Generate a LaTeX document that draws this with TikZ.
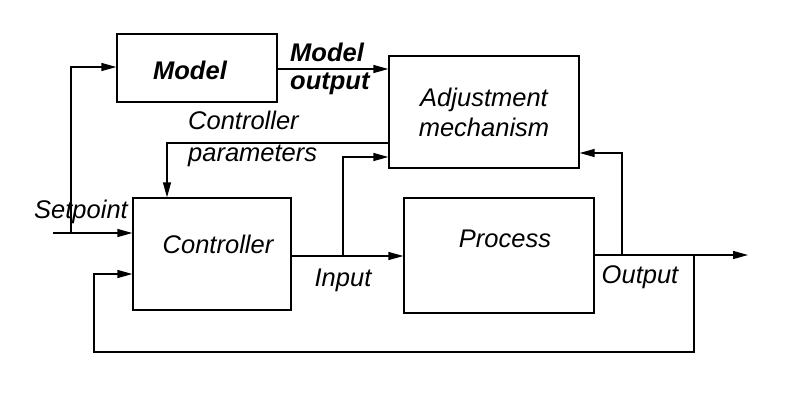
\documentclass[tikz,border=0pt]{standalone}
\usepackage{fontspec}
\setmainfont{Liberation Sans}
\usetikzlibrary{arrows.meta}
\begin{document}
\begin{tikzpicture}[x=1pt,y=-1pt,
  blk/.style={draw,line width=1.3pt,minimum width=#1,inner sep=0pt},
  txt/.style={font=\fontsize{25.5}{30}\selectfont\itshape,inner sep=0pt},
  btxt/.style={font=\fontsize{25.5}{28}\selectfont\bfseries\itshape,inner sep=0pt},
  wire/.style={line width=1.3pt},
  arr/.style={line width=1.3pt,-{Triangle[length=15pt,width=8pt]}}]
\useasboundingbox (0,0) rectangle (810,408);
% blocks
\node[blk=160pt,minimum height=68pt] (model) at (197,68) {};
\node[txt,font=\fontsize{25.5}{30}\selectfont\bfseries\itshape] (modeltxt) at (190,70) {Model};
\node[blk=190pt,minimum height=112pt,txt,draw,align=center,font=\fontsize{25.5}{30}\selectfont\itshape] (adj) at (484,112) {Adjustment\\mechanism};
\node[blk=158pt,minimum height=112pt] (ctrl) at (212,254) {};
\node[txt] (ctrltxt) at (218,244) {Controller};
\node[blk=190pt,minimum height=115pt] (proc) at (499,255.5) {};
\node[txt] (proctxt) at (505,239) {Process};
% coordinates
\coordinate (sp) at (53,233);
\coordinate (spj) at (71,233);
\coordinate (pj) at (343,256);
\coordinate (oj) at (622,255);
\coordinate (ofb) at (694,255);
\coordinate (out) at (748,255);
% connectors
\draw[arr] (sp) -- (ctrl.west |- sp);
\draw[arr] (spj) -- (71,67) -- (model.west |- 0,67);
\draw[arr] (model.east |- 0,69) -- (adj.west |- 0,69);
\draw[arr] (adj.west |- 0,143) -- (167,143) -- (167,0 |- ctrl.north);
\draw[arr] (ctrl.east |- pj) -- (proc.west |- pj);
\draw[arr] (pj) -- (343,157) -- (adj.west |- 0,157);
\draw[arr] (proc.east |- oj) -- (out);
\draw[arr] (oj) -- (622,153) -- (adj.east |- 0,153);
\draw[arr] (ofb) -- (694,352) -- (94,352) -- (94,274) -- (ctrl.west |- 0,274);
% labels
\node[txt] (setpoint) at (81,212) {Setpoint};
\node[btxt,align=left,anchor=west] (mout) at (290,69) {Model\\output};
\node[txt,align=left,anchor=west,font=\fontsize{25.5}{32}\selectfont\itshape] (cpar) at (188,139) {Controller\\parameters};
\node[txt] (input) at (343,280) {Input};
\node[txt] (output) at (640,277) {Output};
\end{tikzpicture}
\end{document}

__Short task__. All of the lines above should be retyped precisely, apart from the pictures.

__Task result__.
Generate a LaTeX document that draws this with TikZ.
\documentclass[tikz,border=0pt]{standalone}
\usepackage{fontspec}
\setmainfont{Liberation Sans}
\usetikzlibrary{arrows.meta}
\begin{document}
\begin{tikzpicture}[x=1pt,y=-1pt,
  blk/.style={draw,line width=1.3pt,minimum width=#1,inner sep=0pt},
  txt/.style={font=\fontsize{25.5}{30}\selectfont\itshape,inner sep=0pt},
  btxt/.style={font=\fontsize{25.5}{28}\selectfont\bfseries\itshape,inner sep=0pt},
  wire/.style={line width=1.3pt},
  arr/.style={line width=1.3pt,-{Triangle[length=15pt,width=8pt]}}]
\useasboundingbox (0,0) rectangle (810,408);
% blocks
\node[blk=160pt,minimum height=68pt] (model) at (197,68) {};
\node[txt,font=\fontsize{25.5}{30}\selectfont\bfseries\itshape] (modeltxt) at (190,70) {Model};
\node[blk=190pt,minimum height=112pt,txt,draw,align=center,font=\fontsize{25.5}{30}\selectfont\itshape] (adj) at (484,112) {Adjustment\\mechanism};
\node[blk=158pt,minimum height=112pt] (ctrl) at (212,254) {};
\node[txt] (ctrltxt) at (218,244) {Controller};
\node[blk=190pt,minimum height=115pt] (proc) at (499,255.5) {};
\node[txt] (proctxt) at (505,239) {Process};
% coordinates
\coordinate (sp) at (53,233);
\coordinate (spj) at (71,233);
\coordinate (pj) at (343,256);
\coordinate (oj) at (622,255);
\coordinate (ofb) at (694,255);
\coordinate (out) at (748,255);
% connectors
\draw[arr] (sp) -- (ctrl.west |- sp);
\draw[arr] (spj) -- (71,67) -- (model.west |- 0,67);
\draw[arr] (model.east |- 0,69) -- (adj.west |- 0,69);
\draw[arr] (adj.west |- 0,143) -- (167,143) -- (167,0 |- ctrl.north);
\draw[arr] (ctrl.east |- pj) -- (proc.west |- pj);
\draw[arr] (pj) -- (343,157) -- (adj.west |- 0,157);
\draw[arr] (proc.east |- oj) -- (out);
\draw[arr] (oj) -- (622,153) -- (adj.east |- 0,153);
\draw[arr] (ofb) -- (694,352) -- (94,352) -- (94,274) -- (ctrl.west |- 0,274);
% labels
\node[txt] (setpoint) at (81,212) {Setpoint};
\node[btxt,align=left,anchor=west] (mout) at (290,69) {Model\\output};
\node[txt,align=left,anchor=west,font=\fontsize{25.5}{32}\selectfont\itshape] (cpar) at (188,139) {Controller\\parameters};
\node[txt] (input) at (343,280) {Input};
\node[txt] (output) at (640,277) {Output};
\end{tikzpicture}
\end{document}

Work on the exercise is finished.